We toyed with the idea of heading back to the hostel, however this was our only real day in town, so we decided to soldier on.
Somehow these few sentences saw an hour or so elapse, by which time we realised our small snack of meat on a stick was no longer keeping our hunger pangs at bay.
One of the hostel staff had shown us where we might find some good Parilla, and it was upon reaching this location that we finally found the first crowds since the morning market.
From within this large, corrugated roofed structure, wafted the delicious smells of cooking meats and the promise of getting indoors out of the rain for a little time at least.
Within was an array of vendors, some looking casual, eat at the bar affairs, others complete with white linen table cloths and full table service, and some sat somewhere in the middle.
Hawkers did their best lure you in, we checked a few menus, then sat down at a bar, by now fully seduced by the thought of some rare meat and red wine.
Our spirits restored, we emerged to find the rain had ceased so we took the time for a stroll along the city’s waterfront.
Many areas looked a little run down, but we did our best to imagine it bustling with life on a sunny day or during the working week.
After all this was a Sunday, right in the middle of winter.
Eventually feeling a little fatigued, we retired to our hostel where we simply relaxed and cooked ourselves a final Montevideo dinner.
After all, this was winter, so the following morning we were off to the beach!
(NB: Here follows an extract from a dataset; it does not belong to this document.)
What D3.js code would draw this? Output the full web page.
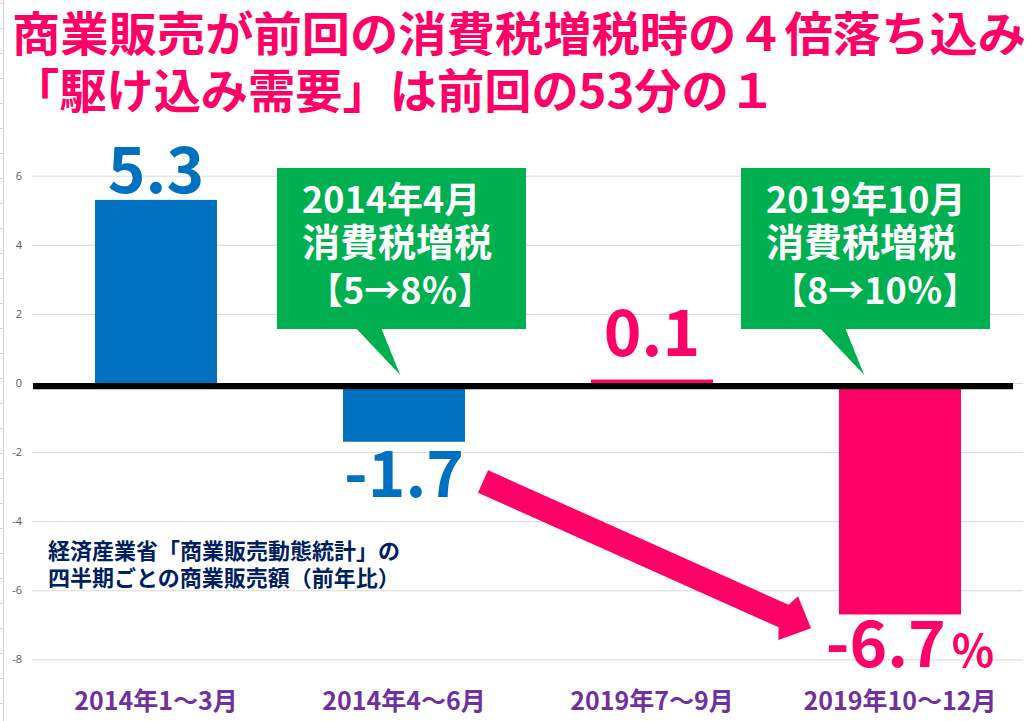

* Our overnight bus from Puerto Iguazu to Concordia on the Argentina/Uruguay border cost us $612.80 pesos (that was with a 20% discount for paying cash).
* From Concordia, we arrange a transfer across the border with a bus connection to Montevideo for $76.00 US (it was cheaper to pay in US dollars than $1,000.00 Argentine pesos).
* The actual breakdown was Concordia to Salto for $119.00 URY pesos, and Salto to Montevideo for $835.00 URY pesos.